Sometimes fatigue is a two-way street for musicians and their followers. After a long stretch of time, artists become weary of their own projects, and by no fault of their own, longtime listeners get tired of hearing them. It’s okay when this happens, because it’s a natural part of the artistic process—but when it does, it is time for the artist to step down and out of the spotlight.
This is where Mike Rosenberg, also known as Passenger, finds himself with the release of his latest album, Young As The Morning, Old As The Sea.
Even the title of Rosenberg’s newest work is classic Passenger. The title, Young As The Morning, Old As The Sea, admittedly, entirely represents what it actually is: pseudo-philosophical insights without much depth. And there is nothing inherently wrong with this—in fact, Rosenberg often plays on the relatively common trope of easy-listening folk rock, and has produced wildly successful albums in the past. Eventually, however, the formula wears itself out.
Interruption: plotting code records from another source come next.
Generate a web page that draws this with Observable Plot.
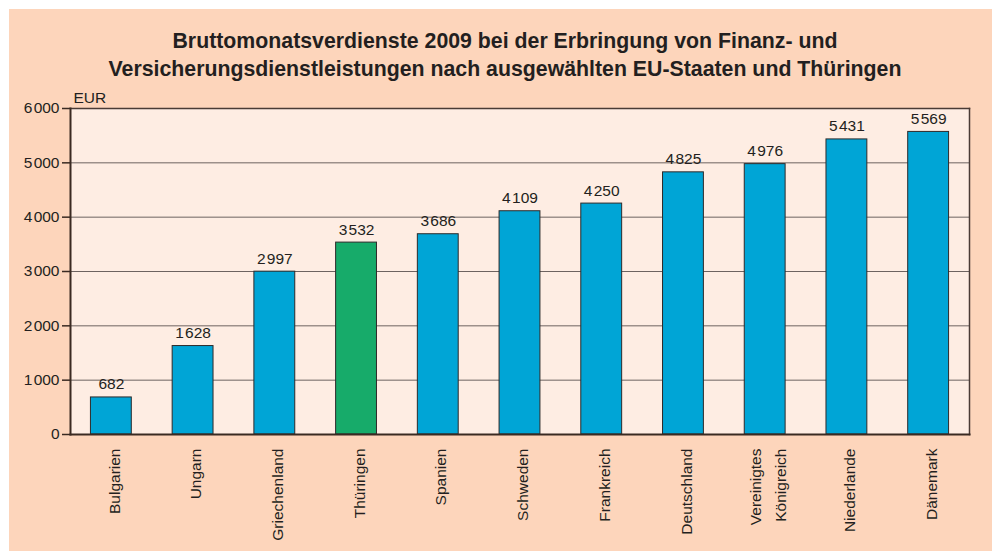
<!DOCTYPE html>
<html>
<head>
<meta charset="utf-8">
<script src="https://cdn.jsdelivr.net/npm/d3@7"></script>
<script src="https://cdn.jsdelivr.net/npm/@observablehq/plot@0.6"></script>
<style>
  html, body { margin: 0; padding: 0; background: #fff; }
  body { width: 992px; height: 551px; overflow: hidden; position: relative; font-family: "Liberation Sans", Arial, sans-serif; }
  #bg { position: absolute; left: 9px; top: 9px; width: 983px; height: 542px; background: #fdd5bb; }
  #title { position: absolute; left: 9px; top: 27px; width: 992px; text-align: center; font-weight: bold; font-size: 21.3px; line-height: 28px; color: #231f20; }
  #chart { position: absolute; left: 0; top: 85px; }
</style>
</head>
<body>
<div id="bg"></div>
<div id="title">Bruttomonatsverdienste 2009 bei der Erbringung von Finanz- und<br>Versicherungsdienstleistungen nach ausgewählten EU-Staaten und Thüringen</div>
<div id="chart"></div>
<script>
const countries = ["Bulgarien", "Ungarn", "Griechenland", "Thüringen", "Spanien", "Schweden", "Frankreich", "Deutschland", "Vereinigtes\nKönigreich", "Niederlande", "Dänemark"];
const values = [682, 1628, 2997, 3532, 3686, 4109, 4250, 4825, 4976, 5431, 5569];
const highlight = "Thüringen";
const yTicks = [0, 1000, 2000, 3000, 4000, 5000, 6000];
const unitLabel = "EUR";

const data = countries.map((c, i) => ({country: c, value: values[i]}));
const fmt = v => v >= 1000 ? d3.format(",")(v).replace(",", "\u200A") : String(v);

const chart = Plot.plot({
  width: 992,
  height: 466,
  marginLeft: 70,
  marginRight: 23,
  marginTop: 23,
  marginBottom: 117,
  style: {background: "transparent", fontFamily: "Liberation Sans, Arial, sans-serif", fontSize: "15.5px", color: "#231f20"},
  x: {domain: countries, paddingInner: 0.5, paddingOuter: 0.25, round: false, label: null},
  y: {domain: [0, 6000], label: null},
  marks: [
    Plot.frame({fill: "#feede3", stroke: null}),
    Plot.gridY(yTicks, {stroke: "#6d6360", strokeOpacity: 1, strokeWidth: 1}),
    Plot.barY(data, {x: "country", y: "value", fill: d => d.country === highlight ? "#17ab6a" : "#00a5d6", stroke: "#2d2a2a", strokeWidth: 1}),
    Plot.text(data, {x: "country", y: "value", text: d => fmt(d.value), dy: -13, fontSize: 15.5, fill: "#231f20"}),
    Plot.frame({anchor: "top", stroke: "#4a3b35", strokeWidth: 1.5}),
    Plot.frame({anchor: "right", stroke: "#4a3b35", strokeWidth: 1.5}),
    Plot.axisY({ticks: yTicks, tickFormat: fmt, tickSize: 8, tickPadding: 3, stroke: "#3a2a22", strokeWidth: 1.5, fill: "#231f20"}),
    Plot.axisX({tickRotate: -90, tickSize: 0, tickPadding: 14, lineHeight: 1.65, fill: "#231f20"}),
    Plot.frame({anchor: "bottom", stroke: "#3a2a22", strokeWidth: 2}),
    Plot.frame({anchor: "left", stroke: "#3a2a22", strokeWidth: 2}),
    Plot.text([unitLabel], {frameAnchor: "top-left", dx: 3, dy: -17, textAnchor: "start", fill: "#231f20"})
  ]
});
document.getElementById("chart").appendChild(chart);
</script>
</body>
</html>
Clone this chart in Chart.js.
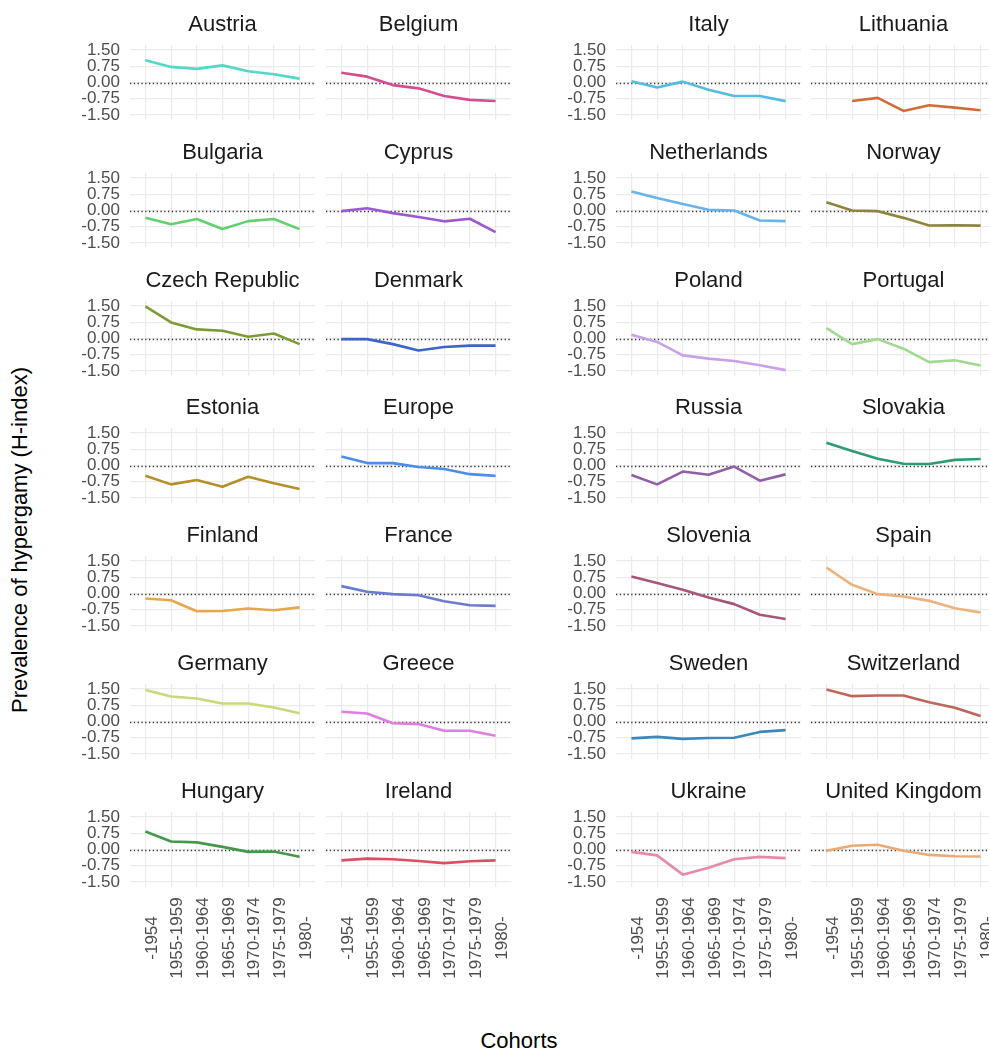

Young As The Morning, Old As The Sea makes for a striking comparison with 2012’s All The Little Lights. Rosenberg’s keynote album, released four years ago, reached instant popularity because of its soothing melodies combined with introspective songwriting. “Let Her Go” is the shining example of Rosenberg’s work—it pulls on the heartstrings of long-lost love, even though it does not challenge audiences’ perceptions of what folk rock can be.
Young As The Morning, Old As The Sea seems to walk the opposite side of this line. Certainly, Rosenberg has not broadened his musical stylings through his work under the Passenger pen name, but does he still write with the incisiveness that made All the Little Lights the work of art that it is?
The title track Young As The Morning, Old As The Sea begins with this stanza:
“I wanna lay by a lake in Norway / I wanna walk through Swedish fields of green / I wanna see the forests of Finland / I wanna sail on a boat on the Baltic Sea.”
This snippet of a lyric is not exactly a shining light of writing mastery. Unfortunately for fans of Passenger, this isn’t even an example of the album’s weakest songwriting—truthfully, it’s one of the stronger parts of Young As The Morning, Old As The Sea. This is a steep fall for the man who produced All the Little Lights. Even the song named above doesn’t ever seem to find its footing—the rest of the lyrics revolve solely around Rosenberg listing the places he wishes to visit. Perhaps there is some intended deeper meaning, but if so, Rosenberg fails to convey it in a major way.
It’s no joy to criticize an artist with such high levels of potential and established former successes, but the truth is that Young As The Morning, Old As The Sea is a mess in the most disconcerting of ways. Rosenberg seems to have a theme in mind, but he never fully fleshes it out. Each song vibrates with the echoes of the songs that came before it, but rather than enhancing the experience, it detracts from it. Young As The Morning, Old As The Sea lacks any real originality, and, it is starkly clear that the album fails on all fronts. The music lacks direction, the writing is shallow, and most saddeningly, Rosenberg fails to challenge himself in any form or fashion.
It is a lesser-known fact that, before Rosenberg’s solo career, Passenger was a quartet (and sometimes a quintet). From 2003 to 2009, four or five band members produced music under the name Passenger. In October 2009, however, once each musician ran out of ideas for the project, the band broke up. Rosenberg stayed behind to man the ship, producing some undeniable masterpieces, but now the name of Passenger finds itself in the same place it was in seven years ago. Rosenberg, it appears, has run his well of ideas completely dry. As it should, the band has a history of parting ways once its time has come. And though some may disagree, it seems as though Passenger’s time has come once again.